Written - April 2022
Many of you will know me as the author of The Green IT Guide (Apress, 2022) in which I talk about a wide range of subjects including the importance of Right to Repair. If you haven’t heard about Right to Repair I have an article detailing it on this link, but in short it’s pushing back against the fairly recent trend of hardware manufacturers making our smartphones, laptops, and many other devices from ice-cream machines to tractors either unrepairable by anybody except the company that made it, or completely unrepairable entirely.
This normally happens because components are glued in place, usually in the name of making the product smaller, slimmer, and more water resistant. Many companies though including Microsoft, Apple, Google, and Samsung are beginning to get the message about Right to Repair however, and legislation on the subject is beginning to pass through parliaments in the USA and European Union.
This Earth Day I wanted to highlight one of the barriers being thrown up by these companies that is, perhaps, deliberately trying to slow down the Right to Repair movement, or maybe even stop it altogether.
I read several regular articles and blogs from people that back right to repair including Louis Rossmann who has a great YouTube channel. One of the regular articles I read though is in the UK PC magazine I subscribe to, PC Pro and it’s contributor Lee Grant. In the most recent issue he wrote about the subject and raised a very pertinent point when writing about Microsoft’s new Surface SE, which is a repairable laptop designed for education.
Speaking about a Microsoft video featuring the company’s senior DFX engineer Brandon Cole, he wrote. “I threw my podcast toys of the pram largely because of the rhetoric in Brandon’s script. He says: ‘There’s a lot of work that went into designing this device to be so repairable.’ I think what the scriptwriter meant to say was, ‘we found a five year-old HP Stream in a bin and ran it through the photocopier.” There’s nothing about the Surface SE that hits a progressive definition of repairable. All the usual suspects I bang on about, like soldered on RAM and eMMCs, are here. The best we can say is that the Surface SE has replaceable and available parts, which is an underwhelming statement for such a seismic shift in the right direction.”
This is a great point and goes back to what I mentioned at the beginning of this article. If we go back to laptops and smartphones of a few years ago, we will discover devices that were held together by screws, and components on the motherboard that could be swapped. It was very straightforward for your local repair shop to replace a screen in just 30 minutes, and in addition to IT departments being able to repair laptops, they could also upgrade them by adding more RAM and larger SSDs.
It’s very true that these companies know full well how to make devices repairable, as they’ve already been doing it for years. Any excuse as to why they can’t brush off those old tools and ideas to make their current devices repairable is just that, an excuse.
A few weeks ago, in another opinion piece, I write about the problems of e-waste and why it’s such a huge challenge, both for climate change, but also for pollution of water and the ground where people live around the world, especially in the developing world where this is a significant issue.
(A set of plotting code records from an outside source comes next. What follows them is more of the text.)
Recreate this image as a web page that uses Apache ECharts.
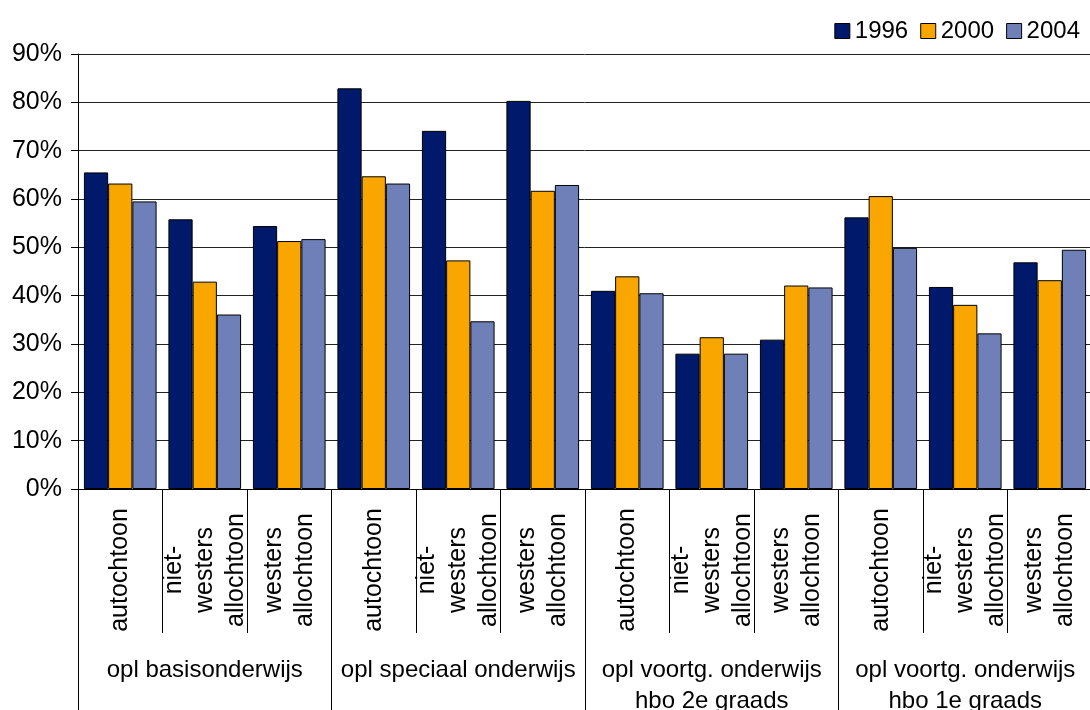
<!DOCTYPE html>
<html>
<head>
<meta charset="utf-8">
<script src="https://cdn.jsdelivr.net/npm/echarts@6/dist/echarts.min.js"></script>
<style>
  html, body { margin: 0; padding: 0; background: #fff; }
  #chart { width: 1090px; height: 710px; }
</style>
</head>
<body>
<div id="chart"></div>
<script>
const groups = [
  "opl basisonderwijs",
  "opl speciaal onderwijs",
  "opl voortg. onderwijs\nhbo 2e graads",
  "opl voortg. onderwijs\nhbo 1e graads",
];
const subLabels = ["autochtoon", "niet-\nwesters\nallochtoon", "westers\nallochtoon"];
const categories = [];
groups.forEach((g, gi) => subLabels.forEach((s, si) => categories.push(gi + "-" + si)));

const years = ["1996", "2000", "2004"];
const v1996 = [65.5, 55.8, 54.4, 82.9, 74.1, 80.3, 41.0, 28.0, 30.9, 56.2, 41.8, 46.9];
const v2000 = [63.2, 42.9, 51.3, 64.7, 47.3, 61.7, 44.0, 31.4, 42.1, 60.6, 38.1, 43.2];
const v2004 = [59.5, 36.1, 51.7, 63.2, 34.7, 62.9, 40.5, 28.0, 41.7, 49.9, 32.2, 49.5];

const colors = ["#00196A", "#F9A700", "#6F80B9"];
const font = "'Liberation Sans', Arial, sans-serif";

const chart = echarts.init(document.getElementById("chart"));

chart.setOption({
  animation: false,
  color: colors,
  textStyle: { fontFamily: font },
  legend: {
    right: 5,
    top: 14,
    itemWidth: 15,
    itemHeight: 15,
    itemGap: 12,
    icon: "rect",
    itemStyle: { borderColor: "#000", borderWidth: 1 },
    textStyle: { fontSize: 24, color: "#000", fontFamily: font },
    data: years,
  },
  grid: {
    left: 78,
    top: 54,
    width: 1014,
    bottom: 221,
    containLabel: false,
    outerBoundsMode: "none",
  },
  yAxis: {
    type: "value",
    min: 0,
    max: 90,
    interval: 10,
    axisLine: { show: true, lineStyle: { color: "#000", width: 1 } },
    axisTick: { show: true, length: 7, lineStyle: { color: "#000" } },
    axisLabel: {
      formatter: "{value}%",
      fontSize: 25,
      color: "#000",
      margin: 16,
      fontFamily: font,
    },
    splitLine: { show: true, lineStyle: { color: "#222", width: 1 } },
  },
  xAxis: [
    {
      type: "category",
      data: categories,
      position: "bottom",
      axisLine: { show: true, lineStyle: { color: "#000", width: 1 } },
      axisTick: { show: true, length: 144, interval: 0, lineStyle: { color: "#000" } },
      axisLabel: {
        interval: 0,
        rotate: 90,
        align: "center",
        verticalAlign: "middle",
        margin: 81,
        fontSize: 25,
        lineHeight: 31,
        color: "#000",
        fontFamily: font,
        formatter: (val, idx) => subLabels[idx % 3],
      },
    },
    {
      type: "category",
      data: groups,
      position: "bottom",
      axisLine: { show: false },
      axisTick: { show: true, length: 221, interval: 0, lineStyle: { color: "#000" } },
      axisLabel: {
        interval: 0,
        margin: 166,
        fontSize: 24,
        lineHeight: 31,
        color: "#000",
        fontFamily: font,
      },
    },
  ],
  series: [
    { name: "1996", data: v1996 },
    { name: "2000", data: v2000 },
    { name: "2004", data: v2004 },
  ].map((s) => ({
    name: s.name,
    type: "bar",
    xAxisIndex: 0,
    data: s.data,
    barGap: "0%",
    barCategoryGap: "14%",
    itemStyle: { borderColor: "#000", borderWidth: 1 },
  })),
});
</script>
</body>
</html>
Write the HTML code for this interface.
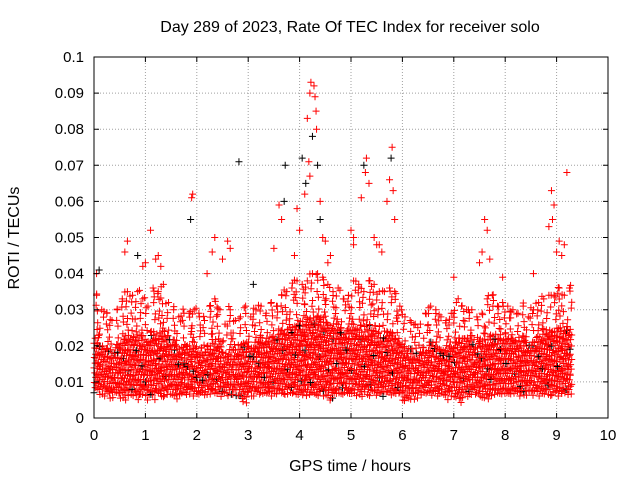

Clearly there is much, much more work to do to put pressure on hardware manufacturers to make their devices repairable, to avoid the e-waste problem getting any worse, and to reduce the costs of purchasing hardware for business and individuals around the world. Thus I wanted to use this Earth Day to help raise awareness of the issue, and I encourage you to contact your own elected representatives to press them to legislate on Right to Repair. Only together can we bring about the change that we, and the planet need so badly.